• _WHAT TO DO_
Do not copy the pictures; transcribe all other material exactly.
═════ EXERCISE MATERIALS ═════
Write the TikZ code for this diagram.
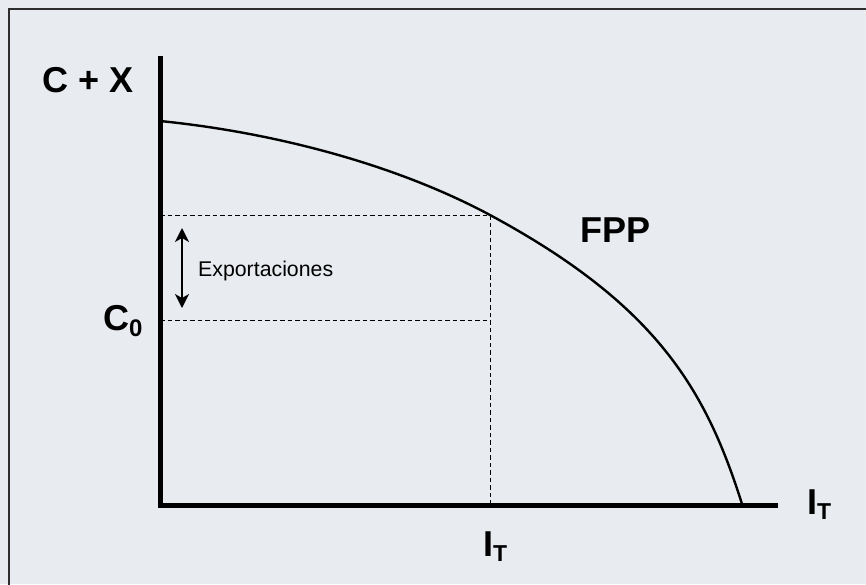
\documentclass[tikz,border=0pt]{standalone}
\usepackage{fontspec}
\setmainfont{Liberation Sans}
\usetikzlibrary{arrows.meta,positioning,calc}
\definecolor{bgpanel}{HTML}{E8EBF0}
\definecolor{frameline}{HTML}{2E2E2E}

\begin{document}
\begin{tikzpicture}[
    x=1pt,y=-1pt,
    axis/.style={line width=5pt,black},
    fpp/.style={line width=2.4pt,black},
    guide/.style={line width=1pt,dash pattern=on 4.5pt off 3pt,black},
    arr/.style={{Stealth[length=14pt,width=14pt,inset=4pt]}-{Stealth[length=14pt,width=14pt,inset=4pt]},line width=1.6pt},
    big/.style={font=\fontsize{36}{40}\selectfont\bfseries,inner sep=0pt,anchor=base west},
    small/.style={font=\fontsize{21.3}{24}\selectfont,inner sep=0pt,anchor=base west}
]
% panel
\fill[bgpanel] (0,0) rectangle (866,584);
\useasboundingbox (0,0) rectangle (866,584);
\begin{scope}
\clip (0,0) rectangle (866,584);
\draw[frameline,line width=2pt] (9,9) rectangle (880,600);
\end{scope}

% axes
\coordinate (O) at (160,505);
\coordinate (ytop) at (160,56);
\coordinate (xend) at (778,505);
\draw[axis] (ytop) -- (O) -- (xend);

% frontier
\coordinate (S) at (160,121);
\coordinate (P) at (490,215);
\coordinate (E) at (742,504);
\draw[fpp] (S) .. controls (270,132) and (393,163) .. (P)
                .. controls (657,305) and (706,390) .. (E);

% guides
\coordinate (Ptop) at (P -| O);
\coordinate (Pbot) at (P |- O);
\coordinate (C0) at (160,320);
\coordinate (C0r) at (C0 -| P);
\draw[guide] (Ptop) -- (P) -- (Pbot);
\draw[guide] (C0) -- (C0r);

% exports
\coordinate (Xtop) at (182,228);
\coordinate (Xbot) at (182,308);
\draw[arr] (Xtop) -- (Xbot);
\node[small] (exp) at (198,276) {Exportaciones};

% labels
\node[big] (ylab) at (42,92) {C + X};
\node[big] (c0lab) at (103,330) {C\raisebox{-6pt}{\fontsize{24}{26}\selectfont 0}};
\node[big] (fpplab) at (580,242) {FPP};
\node[big] (xlab) at (807,514) {I\raisebox{-5pt}{\fontsize{23}{26}\selectfont T}};
\node[big] (itlab) at (483,556) {I\raisebox{-5pt}{\fontsize{23}{26}\selectfont T}};
\end{tikzpicture}
\end{document}
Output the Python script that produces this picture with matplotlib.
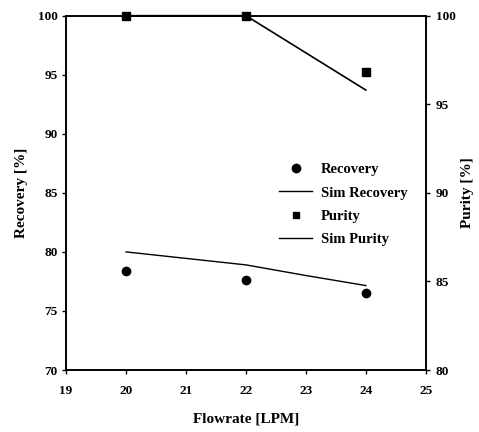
═════
• _WORKED ANSWER_
Write the TikZ code for this diagram.
\documentclass[tikz,border=0pt]{standalone}
\usepackage{fontspec}
\setmainfont{Liberation Sans}
\usetikzlibrary{arrows.meta,positioning,calc}
\definecolor{bgpanel}{HTML}{E8EBF0}
\definecolor{frameline}{HTML}{2E2E2E}

\begin{document}
\begin{tikzpicture}[
    x=1pt,y=-1pt,
    axis/.style={line width=5pt,black},
    fpp/.style={line width=2.4pt,black},
    guide/.style={line width=1pt,dash pattern=on 4.5pt off 3pt,black},
    arr/.style={{Stealth[length=14pt,width=14pt,inset=4pt]}-{Stealth[length=14pt,width=14pt,inset=4pt]},line width=1.6pt},
    big/.style={font=\fontsize{36}{40}\selectfont\bfseries,inner sep=0pt,anchor=base west},
    small/.style={font=\fontsize{21.3}{24}\selectfont,inner sep=0pt,anchor=base west}
]
% panel
\fill[bgpanel] (0,0) rectangle (866,584);
\useasboundingbox (0,0) rectangle (866,584);
\begin{scope}
\clip (0,0) rectangle (866,584);
\draw[frameline,line width=2pt] (9,9) rectangle (880,600);
\end{scope}

% axes
\coordinate (O) at (160,505);
\coordinate (ytop) at (160,56);
\coordinate (xend) at (778,505);
\draw[axis] (ytop) -- (O) -- (xend);

% frontier
\coordinate (S) at (160,121);
\coordinate (P) at (490,215);
\coordinate (E) at (742,504);
\draw[fpp] (S) .. controls (270,132) and (393,163) .. (P)
                .. controls (657,305) and (706,390) .. (E);

% guides
\coordinate (Ptop) at (P -| O);
\coordinate (Pbot) at (P |- O);
\coordinate (C0) at (160,320);
\coordinate (C0r) at (C0 -| P);
\draw[guide] (Ptop) -- (P) -- (Pbot);
\draw[guide] (C0) -- (C0r);

% exports
\coordinate (Xtop) at (182,228);
\coordinate (Xbot) at (182,308);
\draw[arr] (Xtop) -- (Xbot);
\node[small] (exp) at (198,276) {Exportaciones};

% labels
\node[big] (ylab) at (42,92) {C + X};
\node[big] (c0lab) at (103,330) {C\raisebox{-6pt}{\fontsize{24}{26}\selectfont 0}};
\node[big] (fpplab) at (580,242) {FPP};
\node[big] (xlab) at (807,514) {I\raisebox{-5pt}{\fontsize{23}{26}\selectfont T}};
\node[big] (itlab) at (483,556) {I\raisebox{-5pt}{\fontsize{23}{26}\selectfont T}};
\end{tikzpicture}
\end{document}
Output the Python script that produces this picture with matplotlib.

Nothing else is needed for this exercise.